Резюмируя сказанное, российское видение ОПОП как позитивного сдвига в глобальных интеграционных инициативах сочетается с некоторыми опасениями по поводу неконтролируемого роста китайского влияния в Евразии. Принимая это во внимание, отношение к ОПОП в России в целом положительное, но с большой долей осторожности. В то время как сопряжение ЕАЭС и ОПОП представляется возможным, также как и плавное сосуществование ММТК и китайской инициативы, сопряжение российских и китайских геополитических стратегий и видений евразийского будущего маловероятно. Две страны являются партнерами во взаимно интересных проектах, но с точки зрения геополитики все сверхдержавы в определенной степени являются соперниками. В этой связи Россия поддерживает ОПОП, активную торговлю с Китаем, как и с любой другой дружественной страной, но противостоит попыткам КНР включить страны ЕАЭС в сферу своего влияния и глобальных идей. Дальнейшие изменения в российском видении будущего Евразии, включая отношение к ОПОП, в значительной степени зависит и от разрешения украинского конфликта, который, по мнению России, является рубежом изменения мирового порядка – чем решительнее победа России, тем больше возможностей для РФ продвигать свое видение евразийского будущего.

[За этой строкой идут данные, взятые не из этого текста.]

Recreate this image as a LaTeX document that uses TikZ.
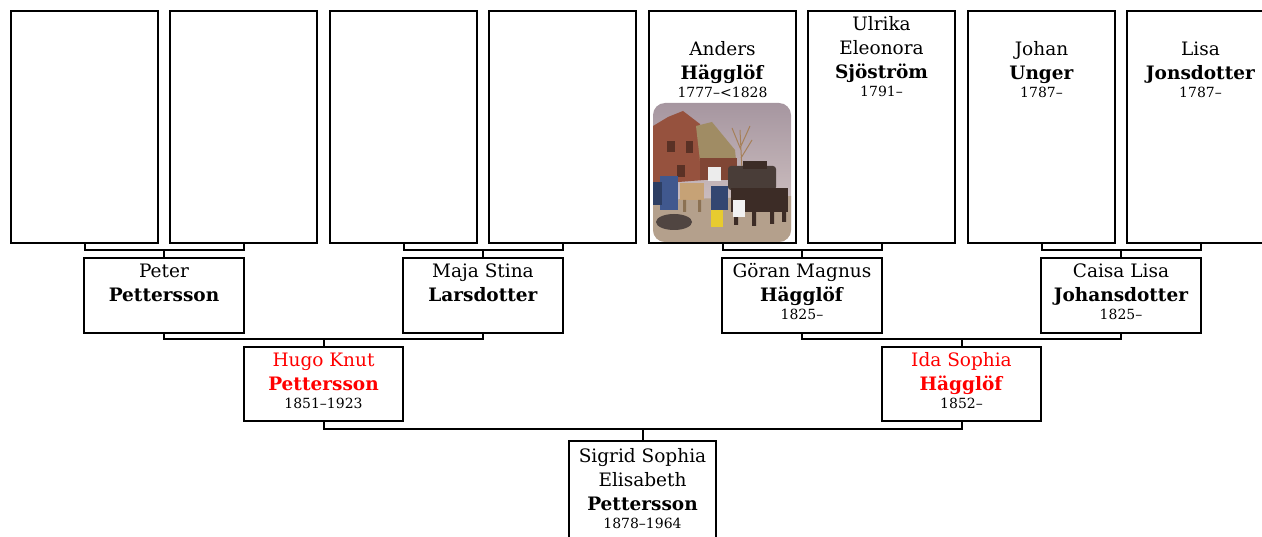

Российское видение ни при каком сценарии развития событий не будет противоречить китайскому, но РФ приложит серьезные усилия для установления нового мирового порядка без явной гегемонии какой-либо сверхдержавы, включая Китай несмотря на то, что с российской точки зрения это лучший вариант, чем нынешний миропорядок, возглавляемый США и англосаксонскими странами. Место ОПОП как компоненты этой российской картины нового мирового порядка может измениться – из инструмента ослабления санкционного давления, экономического роста и диверсификации экспорта он превратится в конкурента российской системы логистической инфраструктуры, включающая ММТК, Северный морской путь, Транссибирскую магистраль и Байкало-Амурскую железную дорогу.